Pressure-induced phase transitions of piezoelectric single crystals from the langasite family: La3Nb0.5Ga5.5O14 and La3Ta0.5Ga5.5O14

Abstract

The hydrostatic compression of piezoelectric single crystals of La3Nb0.5Ga5.5O14 (LNG) and La3Ta0.5Ga5.5O14 (LTG) was studied at pressures of up to 23 GPa in diamond-anvil high-pressure cells using single-crystal X-ray diffraction techniques. The reflection-intensity data for LNG and LTG were collected at pressures of up to 22.8 GPa and 16.7 GPa, respectively. Both compounds show anisotropic behaviour under pressure, which is caused by differences in bonding parallel to the a and c directions.
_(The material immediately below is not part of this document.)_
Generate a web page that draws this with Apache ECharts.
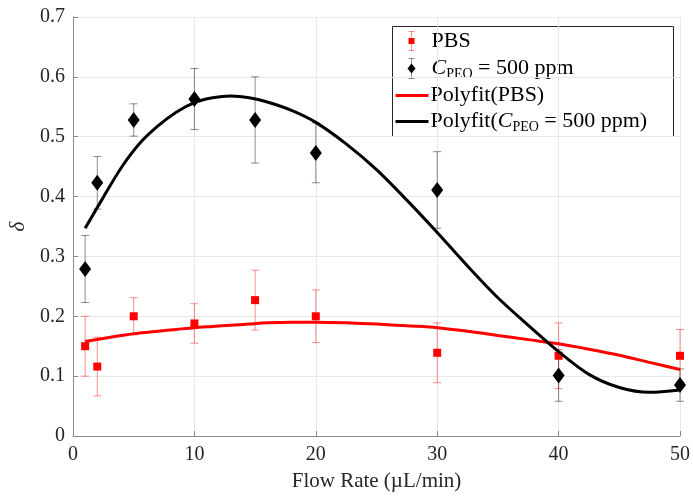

The compression of strongly rigid structures leads to increasing internal strains and results, at pressures of 12.4 (3) GPa for LNG and 11.7 (3) GPa for LTG, in a transition to lower symmetry. The compressibilities along the c axis are almost the same for LNG and LTG through the whole investigated pressure range. In contrast, the pressure dependencies of the a axis of these materials are similar only for the initial phase, and the axial compressibilities for the high-pressure polymorphs of LNG and LTG are significantly different to each other. The volume compressibilities of trigonal LNG and LTG (space group P321) are about 0.007 GPa−1; respective bulk moduli are 145 (3) GPa and 144 (2) GPa. The monoclinic high-pressure phases (space group A2) of LNG and LTG show differing compressions, which can be explained by the substitution of Ta5+ for Nb5+. Thus, the bulk moduli for the high-pressure polymorphs of LNG and LTG are B 0 = 93 (2) GPa and B 0 = 128 (12) GPa, respectively. The volume compressibilities of the high-pressure phases at 0.011 GPa−1 for LNG and 0.008 GPa−1 for LTG are higher than the initial phases, this effect being more pronounced in the case of LNG.